Tim Liardet

Twice shortlisted for the T.S. Eliot Prize, for The World Before Snow (Carcanet) in 2015 and The Blood Choir (Seren) in 2006, Tim Liardet has produced ten collections of poetry to date. He has also been longlisted for the Whitbread Poetry Prize, and has received several Poetry Book Society Recommendations, a Poetry Book Society Pamphlet Choice, an Arts Council England Writer's Award, Society of Authors Award, a Hawthornden fellowship, three Pushcart nominations, and various other awards.
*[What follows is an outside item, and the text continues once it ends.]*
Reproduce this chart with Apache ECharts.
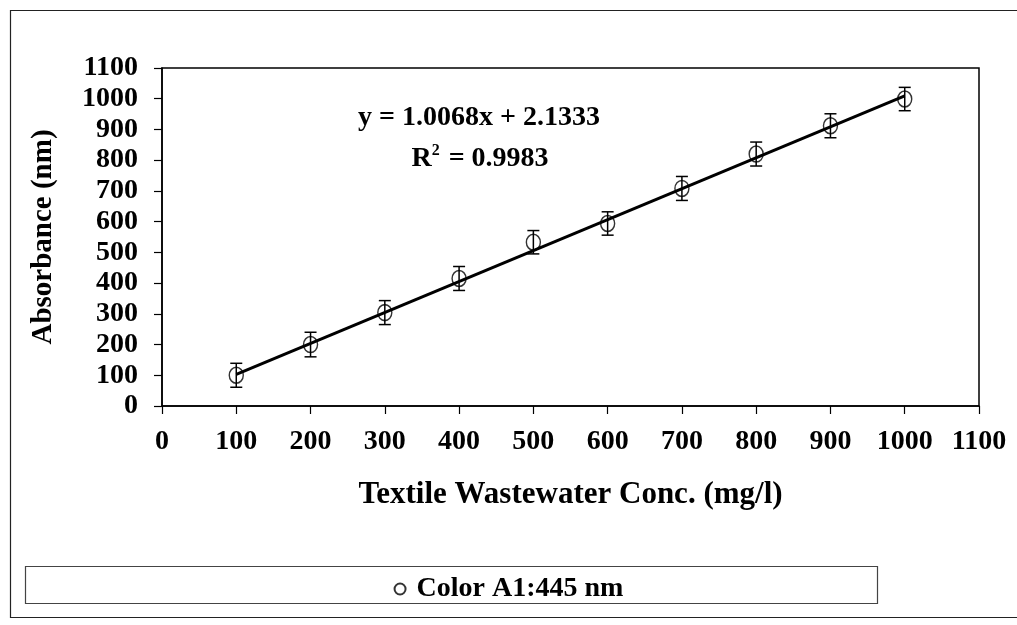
<!DOCTYPE html>
<html>
<head>
<meta charset="utf-8">
<style>
  html, body { margin: 0; padding: 0; background: #fff; }
  #chart { width: 1017px; height: 625px; }
</style>
<script src="https://cdn.jsdelivr.net/npm/echarts@6/dist/echarts.min.js"></script>
</head>
<body>
<div id="chart"></div>
<script>
// Calibration data: concentration (mg/l) vs absorbance reading
const concentrations = [100, 200, 300, 400, 500, 600, 700, 800, 900, 1000];
const absorbance = [100, 200, 304, 415, 533, 594, 708, 820, 912, 999];
const errorHalf = [39, 40, 39, 39, 38, 38, 39, 39, 39, 38];
const axisTicks = [0, 100, 200, 300, 400, 500, 600, 700, 800, 900, 1000, 1100];

// Linear fit reported on the chart
const fitSlope = 1.0068;
const fitIntercept = 2.1333;
const fitR2 = 0.9983;
const fitRange = [100, 1000];

const seriesName = 'Color A1:445 nm';
const FONT = '"Liberation Serif", "Times New Roman", serif';

const points = concentrations.map((x, i) => [x, absorbance[i]]);
const errorData = concentrations.map((x, i) => [x, absorbance[i] - errorHalf[i], absorbance[i] + errorHalf[i]]);
const fitLine = fitRange.map(x => [x, fitSlope * x + fitIntercept]);

const chart = echarts.init(document.getElementById('chart'), null, { renderer: 'canvas' });

const axisLabelStyle = {
  color: '#000', fontFamily: FONT, fontWeight: 'bold', fontSize: 28,
  formatter: v => String(v)
};

chart.setOption({
  animation: false,
  backgroundColor: '#fff',
  grid: {
    left: 162, top: 68, width: 817, height: 338,
    show: true, borderColor: '#000', borderWidth: 1.5, backgroundColor: 'transparent'
  },
  legend: {
    data: [{ name: seriesName, icon: 'circle' }],
    left: 'center',
    top: 570,
    itemWidth: 11, itemHeight: 13,
    itemGap: 14,
    textStyle: { color: '#000', fontFamily: FONT, fontWeight: 'bold', fontSize: 28, padding: [0, 0, 0, 6] }
  },
  xAxis: {
    type: 'value',
    min: axisTicks[0], max: axisTicks[axisTicks.length - 1], interval: 100,
    name: 'Textile Wastewater Conc. (mg/l)',
    nameLocation: 'middle', nameGap: 73,
    nameTextStyle: { color: '#000', fontFamily: FONT, fontWeight: 'bold', fontSize: 31 },
    axisLine: { onZero: false, lineStyle: { color: '#000', width: 1.5 } },
    axisTick: { show: true, inside: false, length: 8, lineStyle: { color: '#000', width: 1.2 } },
    axisLabel: Object.assign({ margin: 22 }, axisLabelStyle),
    splitLine: { show: false }
  },
  yAxis: {
    type: 'value',
    min: axisTicks[0], max: axisTicks[axisTicks.length - 1], interval: 100,
    name: 'Absorbance (nm)',
    nameLocation: 'middle', nameGap: 104, nameRotate: 90,
    nameTextStyle: { color: '#000', fontFamily: FONT, fontWeight: 'bold', fontSize: 29 },
    axisLine: { onZero: false, lineStyle: { color: '#000', width: 1.5 } },
    axisTick: { show: true, inside: false, length: 8, lineStyle: { color: '#000', width: 1.2 } },
    axisLabel: Object.assign({ margin: 24 }, axisLabelStyle),
    splitLine: { show: false }
  },
  graphic: [
    {
      // outer frame of the figure
      type: 'rect', silent: true, z: -1,
      shape: { x: 10.5, y: 10.5, width: 1020, height: 607 },
      style: { fill: 'none', stroke: '#222', lineWidth: 1.2 }
    },
    {
      // legend box
      type: 'rect', silent: true,
      shape: { x: 25.5, y: 566.5, width: 852, height: 37 },
      style: { fill: 'none', stroke: '#444', lineWidth: 1.2 }
    },
    {
      type: 'text', silent: true,
      x: 479, y: 118,
      style: {
        text: 'y = ' + fitSlope.toFixed(4) + 'x + ' + fitIntercept.toFixed(4),
        fill: '#000', font: 'bold 28px ' + FONT,
        align: 'center', verticalAlign: 'middle'
      }
    },
    {
      type: 'text', silent: true,
      x: 480, y: 158,
      style: {
        text: '{b|R}{s|2}{b| = ' + fitR2.toFixed(4) + '}',
        align: 'center', verticalAlign: 'middle',
        rich: {
          b: { fill: '#000', fontFamily: FONT, fontWeight: 'bold', fontSize: 28, verticalAlign: 'bottom' },
          s: { fill: '#000', fontFamily: FONT, fontWeight: 'bold', fontSize: 16, verticalAlign: 'top', padding: [0, 2, 14, 0] }
        }
      }
    }
  ],
  series: [
    {
      name: 'Linear fit',
      type: 'line',
      data: fitLine,
      symbol: 'none',
      lineStyle: { color: '#000', width: 3 },
      z: 3
    },
    {
      name: 'error',
      type: 'custom',
      data: errorData,
      z: 2,
      renderItem: function (params, api) {
        const x = api.value(0);
        const lo = api.coord([x, api.value(1)]);
        const hi = api.coord([x, api.value(2)]);
        const half = 6;
        const style = { stroke: '#000', lineWidth: 1.5, fill: 'none' };
        return {
          type: 'group',
          children: [
            { type: 'line', shape: { x1: lo[0], y1: lo[1], x2: hi[0], y2: hi[1] }, style: style },
            { type: 'line', shape: { x1: lo[0] - half, y1: lo[1], x2: lo[0] + half, y2: lo[1] }, style: style },
            { type: 'line', shape: { x1: hi[0] - half, y1: hi[1], x2: hi[0] + half, y2: hi[1] }, style: style }
          ]
        };
      }
    },
    {
      name: seriesName,
      type: 'scatter',
      data: points,
      symbol: 'circle',
      symbolSize: [14, 16],
      itemStyle: { color: 'rgba(255,255,255,0)', borderColor: '#000', borderWidth: 1.5 },
      z: 4
    }
  ]
});
</script>
</body>
</html>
His poems have appeared or are due to appear in The Kenyon Review, The New Republic, Slate Magazine, The North American Review, London Review of Books, The Times Literary Supplement, The Poetry Review, Poetry London, New Statesman, The Spectator, The Guardian, The Sunday Times, The Independent, The Independent on Sunday and many other journals. Arcimboldo's Bulldog: New and Selected Poems appeared from Carcanet in May 2018. Liardet was a Poetry Book Society selector from 2015-2017 and is Professor of Poetry at Bath Spa University, England.

Liardet's The Uses of Pepper was a winner in the 2002 Book & Pamphlet Competition, chosen by David Constantine.



'These scrupulous poems treat the saddening and fearful world of the prison.  They do so meticulously, humanely, with rare tact.  There is no voyeurism, no gratuitous exoticism. The strangeness and the difficulty here are designed to make us exercise our hearts and minds, for better understanding and more compassion.' — David Constantine


Only the rain can cling to it, snatched away
by a rumour of air thickening then passing.
Let a hand try the same, we're told, and a trap 

of razors will spring and close, spring and close.
(In it, we're told, the body of a jackdaw left its feet
thirty metres from its head, which nonetheless 

turned to address them: '.....only half of us can make it
over the wire, half in the world, half out,
though the pale gas of morning rises on either side.') 

Think of it: a contraption of blades coiled
along the top of the towering fence erected between
six hundred young men and their birthright. 

One side of it thrives all the indices
of hunger, the other the many sorts of worldly apple.




Because he is older, stronger,
and the other boy smaller and more docile, 

he can take into his hands his whole body
(.....the body of the mind, that is, 

taken in the large hands of the larger mind)
and do to it whatsoever he wishes

as if merely massaging himself, flexing
that awkward ache so troublesome 

of late, the cramps he gets in the spaces
in both wrists there between the vital bits, which 

he works out through his fingers, answering
the mind's need for the exercise-yard: 

all that's left is the smaller one's
flightless body, and him, sated with protein.